Quand on adapte John Le Carré, il faut s'attendre à tout : des très réussis adaptations de la Trilogie de Karla produites par la BBC avec Alec Guinness, ainsi que l'adaptation de 1965 de L'Espion qui venait du froid, jusqu'au navet atomique avec Sean Connery qu'est La Maison Russie ou Le Tailleur de Panama avec Pierce Brosnam, on peut dire que les résultats ont été mitigés.
Mais pour La Taupe, on se doute avec la présence de Tomas Alfredson que le film peut changer la donne. Car La Taupe, en plus du réalisateur de Morse dispose d'un casting orgasmique (Oldman, Firth, Strong, Hardy, Cumberbatch, Hurt, Jones...). Résultat, on apprenait il y a quelques semaines que Gary Oldman était nominé pour le Meilleur Acteur dans un rôle principal, et Alberto Iglesias pour la Musique Originale.
Qu'en est-il finalement ?
Quand on parle à « Papa » du film d'espionnage, il pense à James Bond, au mieux à la série TV Mission: Impossible : du cinéma de divertissement, destiné à un public très large, et souvent d'un réalisme plus ou moins réussi. Aussi étonnant que cela puisse paraître, je pense que c'est la France qui avait réellement relancé le film d'espionnage qui enfreint cette règle : il y a trois ans, avec l'excellent Affaire Farewell.
Alfredson par le biais d'une atmosphère Guerre Froide parfaite (il y a eut le vice de tout détailler jusqu'à la lampe de chevet pour que le spectateur ait l'impression de regarder un film d'époque).

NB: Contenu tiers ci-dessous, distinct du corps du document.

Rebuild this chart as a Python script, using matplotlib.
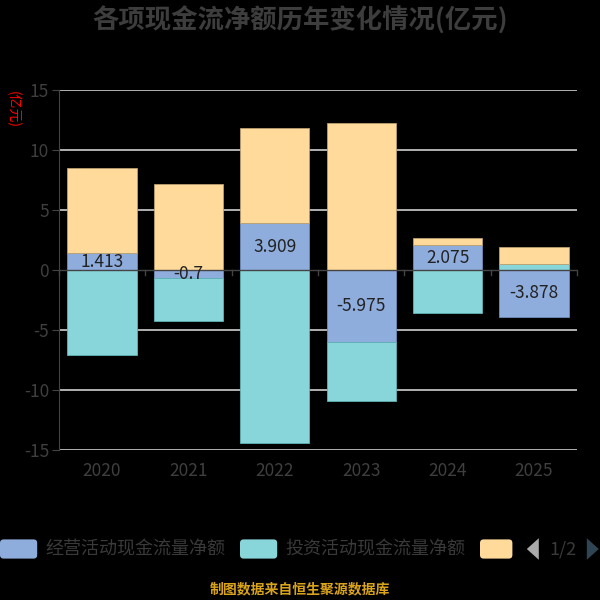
import numpy as np
import matplotlib
matplotlib.use('Agg')
import matplotlib.pyplot as plt
from matplotlib.patches import FancyBboxPatch, Polygon

plt.rcParams['font.family'] = ['Noto Sans CJK SC', 'DejaVu Sans']

years = ['2020', '2021', '2022', '2023', '2024', '2025']
operating = [1.413, -0.7, 3.909, -5.975, 2.075, -3.878]
investing = [-7.09, -3.58, -14.39, -4.94, -3.61, 0.47]
financing = [7.09, 7.19, 7.95, 12.25, 0.59, 1.45]
series_names = ['经营活动现金流量净额', '投资活动现金流量净额', '']
colors = ['#8eacdc', '#88d6da', '#ffda9a']
edges = ['#6f8cba', '#5fb3b7', '#b9a070']
yticks = [-15, -10, -5, 0, 5, 10, 15]

fig = plt.figure(figsize=(6, 6), dpi=100, facecolor='black')
ax = fig.add_axes([0.098, 0.25, 0.864, 0.60])
ax.set_facecolor('black')

x = np.arange(len(years))
pos_base = np.zeros(len(years))
neg_base = np.zeros(len(years))
for vals, c, ec in zip([operating, investing, financing], colors, edges):
    v = np.array(vals)
    bottom = np.where(v >= 0, pos_base, neg_base)
    ax.bar(x, v, 0.8, bottom=bottom, color=c, edgecolor=ec, linewidth=0.6, zorder=3)
    pos_base = pos_base + np.where(v >= 0, v, 0)
    neg_base = neg_base + np.where(v < 0, v, 0)

# labels on operating segment
for xi, v in zip(x, operating):
    ax.text(xi, v / 2, f'{v:g}', ha='center', va='center', fontsize=12.5,
            color='#222222', zorder=5)

ax.set_xlim(-0.5, len(years) - 0.5)
ax.set_ylim(-15, 15)
ax.set_yticks(yticks)
ax.set_yticklabels([str(t) for t in yticks], fontsize=12.5, color='#3f3f3f')
for t in yticks:
    if t != 0:
        ax.axhline(t, color='#cfcfcf', linewidth=1.2, zorder=1)

ax.set_xticks(x)
ax.set_xticklabels(years, fontsize=12.5, color='#3f3f3f')
ax.tick_params(axis='x', length=0, pad=9)
ax.tick_params(axis='y', length=5, color='#444444', pad=2)

for s in ['top', 'right', 'bottom']:
    ax.spines[s].set_visible(False)
ax.spines['left'].set_color('#444444')
ax.axhline(0, color='#444444', linewidth=1, zorder=4)
# category boundary ticks on the zero line
for b in np.arange(-0.5, len(years), 1.0):
    ax.plot([b, b], [0, -0.42], color='#444444', linewidth=1, zorder=4, clip_on=False)

fig.text(0.5, 0.965, '各项现金流净额历年变化情况(亿元)', ha='center', va='center',
         fontsize=19, fontweight='bold', color='#3d3d3d')
fig.text(0.021, 0.818, '(亿元)', ha='center', va='center', rotation=-90,
         fontsize=10, color='#ff0000')

# legend
leg_y = 0.085
boxes = [(0.0, 0.062), (0.40, 0.062), (0.80, 0.054)]
for (bx, bw), c, name in zip(boxes, colors, series_names):
    fig.add_artist(FancyBboxPatch((bx, leg_y - 0.016), bw, 0.032,
                                  boxstyle='round,pad=0,rounding_size=0.006',
                                  facecolor=c, edgecolor='none', transform=fig.transFigure))
    if name:
        fig.text(bx + bw + 0.013, leg_y, name, ha='left', va='center',
                 fontsize=13, color='#3a3a3a')
fig.add_artist(Polygon([[0.898, leg_y - 0.018], [0.898, leg_y + 0.018], [0.878, leg_y]],
                       closed=True, facecolor='#aaaaaa', edgecolor='none',
                       transform=fig.transFigure))
fig.text(0.938, leg_y, '1/2', ha='center', va='center', fontsize=13, color='#3a3a3a')
fig.add_artist(Polygon([[0.978, leg_y - 0.018], [0.978, leg_y + 0.018], [0.998, leg_y]],
                       closed=True, facecolor='#2f4554', edgecolor='none',
                       transform=fig.transFigure))

fig.text(0.5, 0.017, '制图数据来自恒生聚源数据库', ha='center', va='center',
         fontsize=10, color='#d9a31c', fontweight='bold')

fig.savefig('out.png', dpi=100, facecolor='black')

Car si il faut retenir trois choses de La Taupe, ce sera bien ça : mise en scène parfaite, scénario de génie et acteurs géniaux. Alfredson réussit le coup de véritablement comprendre le film d'espionnage; ce ne sont pas seulement des explosions, des courses poursuites en Chevrolet et des fusillades en haut de l'Empire State Building. Une atmosphère très clinique, presque cynique, apportant un regard objectif à l'intrigue, mais d'un point de vue totalement mystérieux : les portes s'ouvrent, se referment, on se perd facilement dans une intrigue complexe mais parfaite.
La Taupe joue avec le spectateur en lui faisant tout croire, lui faisant remettre en cause son jugement sur la scène précédente à celle d'après. Le tout se déroule, si bien qu'on rentre dans le film (ce qui n'est pas mince affaire, car ça reste peu abordable, d'où les critiques très mitigées le critiquant en partie d'ennuyeux), très vite. Plus encore que la mise en abyme parfaite d'Alfredson est à noter l'intrigue superbement intelligente, défiant à la fois tout ce qu'on a put voir jusqu'à ce jour en terme de cinéma d'espionnage. La scène d'ouverture, sublimé d'ailleurs par le metteur en scène scandinave, est un tour de force, de même que le final, qui n'est ni trop long ni trop court et se termine avec un message très clair : "Oui, on adaptera encore du John Le Carré" (depuis on sait que ça sera le troisième volet de la trilogie, "Smiley's People").
Le dernier énorme point fort du film restera son casting : alléchant avant la projection, il est juste jouissif par la suite : Gary Oldman, vieillissant et méconnaissable (c'est là qu'on se rend compte qu'il a quand même 53 ans, bien qu'il paraisse encore plus âgé tout le long du film), Tom Hardy, dont c'est véritablement le meilleur rôle, et enfin un Colin Firth, qui confirme son talent une nouvelle fois. N'oublions pas Mark Strong qui hérite enfin d'autre chose qu'un rôle de méchant manichéen, et il s'en sort plus que bien.
La Taupe est sur le papier un chef d'oeuvre, de mon point de vue. Un film qui marquera le cinéma, c'est clair. Son plus gros problème reste son inaccessibilité pour la plupart des personnes. Déroulant à la fois un film plein de faux semblants et de fausses pistes, on assiste à un véritable tour de force, tout simplement parfait, car c'est surement le seul terme qui suffit.